-- DIRECTIONS FOR THIS TASK --
Copy exactly the lines from the beginning of the data down to and including the line holding "35, 40, 45];", without any pictures.
--- --- ---
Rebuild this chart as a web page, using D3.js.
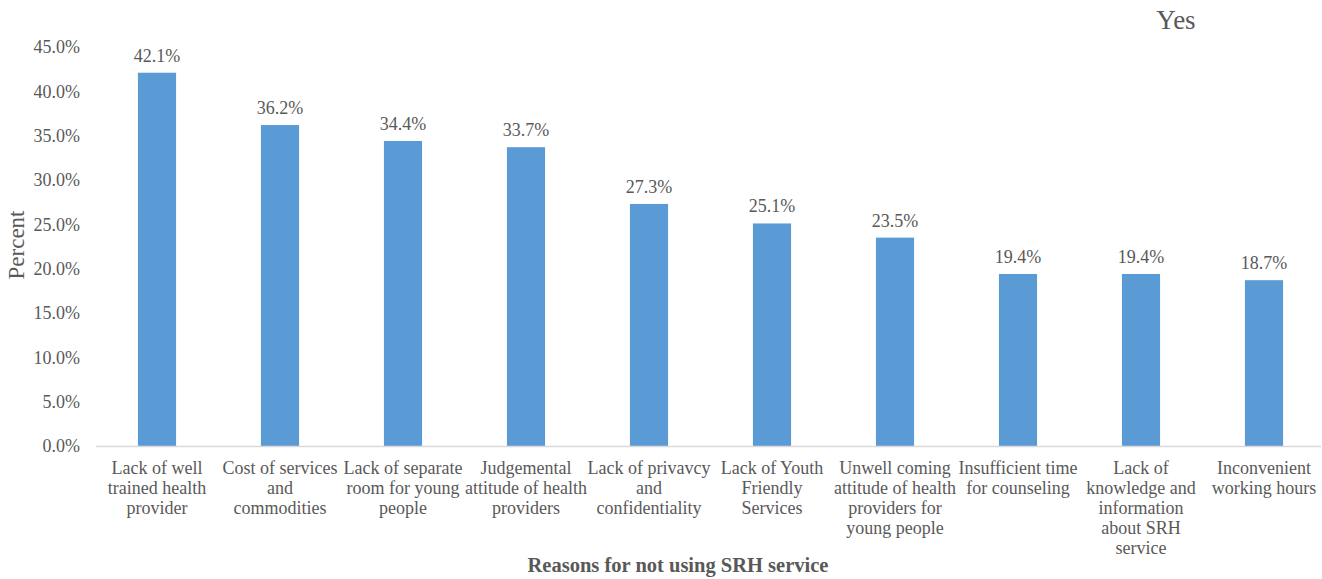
<!DOCTYPE html>
<html>
<head>
<meta charset="utf-8">
<script src="https://cdn.jsdelivr.net/npm/d3@7"></script>
<style>
  body { margin: 0; background: #fff; }
  svg text { font-family: "Times New Roman", "Liberation Serif", Tinos, "DejaVu Serif", serif; fill: #595959; }
</style>
</head>
<body>
<script>
let width = 1322;
let height = 579;

// categories (each label split into its printed lines)
let reasons = [
  ["Lack of well", "trained health", "provider"],
  ["Cost of services", "and", "commodities"],
  ["Lack of separate", "room for young", "people"],
  ["Judgemental", "attitude of health", "providers"],
  ["Lack of privavcy", "and", "confidentiality"],
  ["Lack of Youth", "Friendly", "Services"],
  ["Unwell coming", "attitude of health", "providers for", "young people"],
  ["Insufficient time", "for counseling"],
  ["Lack of", "knowledge and", "information", "about SRH", "service"],
  ["Inconvenient", "working hours"]
];
let percents = [42.1, 36.2, 34.4, 33.7, 27.3, 25.1, 23.5, 19.4, 19.4, 18.7];
let yTicks = [0, 5, 10, 15, 20, 25, 30, 35, 40, 45];

let svg = d3.select("body")
            .append("svg")
            .attr("width", width)
            .attr("height", height)
            .attr("font-family", "'Times New Roman', 'Liberation Serif', serif");

let x = d3.scaleBand()
          .domain(d3.range(reasons.length))
          .range([95.5, 1325.5])
          .paddingInner(0.69)
          .paddingOuter(0.345);

let y = d3.scaleLinear()
          .domain([0, 45])
          .range([446, 47]);

// y tick labels
svg.append("g")
   .selectAll("text")
   .data(yTicks)
   .enter()
   .append("text")
   .attr("x", 80)
   .attr("y", d => y(d))
   .attr("dy", "0.35em")
   .attr("text-anchor", "end")
   .attr("font-size", 18)
   .text(d => d.toFixed(1) + "%");

// bars
svg.append("g")
   .selectAll("rect")
   .data(percents)
   .enter()
   .append("rect")
   .attr("x", (d, i) => x(i))
   .attr("y", d => y(d))
   .attr("width", x.bandwidth())
   .attr("height", d => y(0) - y(d))
   .attr("fill", "#5b9bd5");

// baseline
svg.append("line")
   .attr("x1", 96)
   .attr("x2", 1321)
   .attr("y1", y(0) + 0.5)
   .attr("y2", y(0) + 0.5)
   .attr("stroke", "#d9d9d9")
   .attr("stroke-width", 1.5);

// value labels
svg.append("g")
   .selectAll("text")
   .data(percents)
   .enter()
   .append("text")
   .attr("x", (d, i) => x(i) + x.bandwidth() / 2)
   .attr("y", d => y(d) - 11)
   .attr("text-anchor", "middle")
   .attr("font-size", 18)
   .text(d => d.toFixed(1) + "%");

// category labels
let cats = svg.append("g")
              .selectAll("text")
              .data(reasons)
              .enter()
              .append("text")
              .attr("text-anchor", "middle")
              .attr("font-size", 18)
              .attr("transform", (d, i) => "translate(" + (x(i) + x.bandwidth() / 2) + ",474)");

cats.selectAll("tspan")
    .data(d => d)
    .enter()
    .append("tspan")
    .attr("x", 0)
    .attr("y", (d, i) => i * 20)
    .text(d => d);

// axis titles
svg.append("text")
   .attr("transform", "translate(24,245) rotate(-90)")
   .attr("text-anchor", "middle")
   .attr("font-size", 23)
   .text("Percent");

svg.append("text")
   .attr("x", 678)
   .attr("y", 572)
   .attr("text-anchor", "middle")
   .attr("font-size", 20.5)
   .attr("font-weight", "bold")
   .text("Reasons for not using SRH service");

svg.append("text")
   .attr("x", 1176)
   .attr("y", 29)
   .attr("text-anchor", "middle")
   .attr("font-size", 27)
   .text("Yes");
</script>
</body>
</html>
--- --- ---
-- FINAL RESULT --
Rebuild this chart as a web page, using D3.js.
<!DOCTYPE html>
<html>
<head>
<meta charset="utf-8">
<script src="https://cdn.jsdelivr.net/npm/d3@7"></script>
<style>
  body { margin: 0; background: #fff; }
  svg text { font-family: "Times New Roman", "Liberation Serif", Tinos, "DejaVu Serif", serif; fill: #595959; }
</style>
</head>
<body>
<script>
let width = 1322;
let height = 579;

// categories (each label split into its printed lines)
let reasons = [
  ["Lack of well", "trained health", "provider"],
  ["Cost of services", "and", "commodities"],
  ["Lack of separate", "room for young", "people"],
  ["Judgemental", "attitude of health", "providers"],
  ["Lack of privavcy", "and", "confidentiality"],
  ["Lack of Youth", "Friendly", "Services"],
  ["Unwell coming", "attitude of health", "providers for", "young people"],
  ["Insufficient time", "for counseling"],
  ["Lack of", "knowledge and", "information", "about SRH", "service"],
  ["Inconvenient", "working hours"]
];
let percents = [42.1, 36.2, 34.4, 33.7, 27.3, 25.1, 23.5, 19.4, 19.4, 18.7];
let yTicks = [0, 5, 10, 15, 20, 25, 30, 35, 40, 45];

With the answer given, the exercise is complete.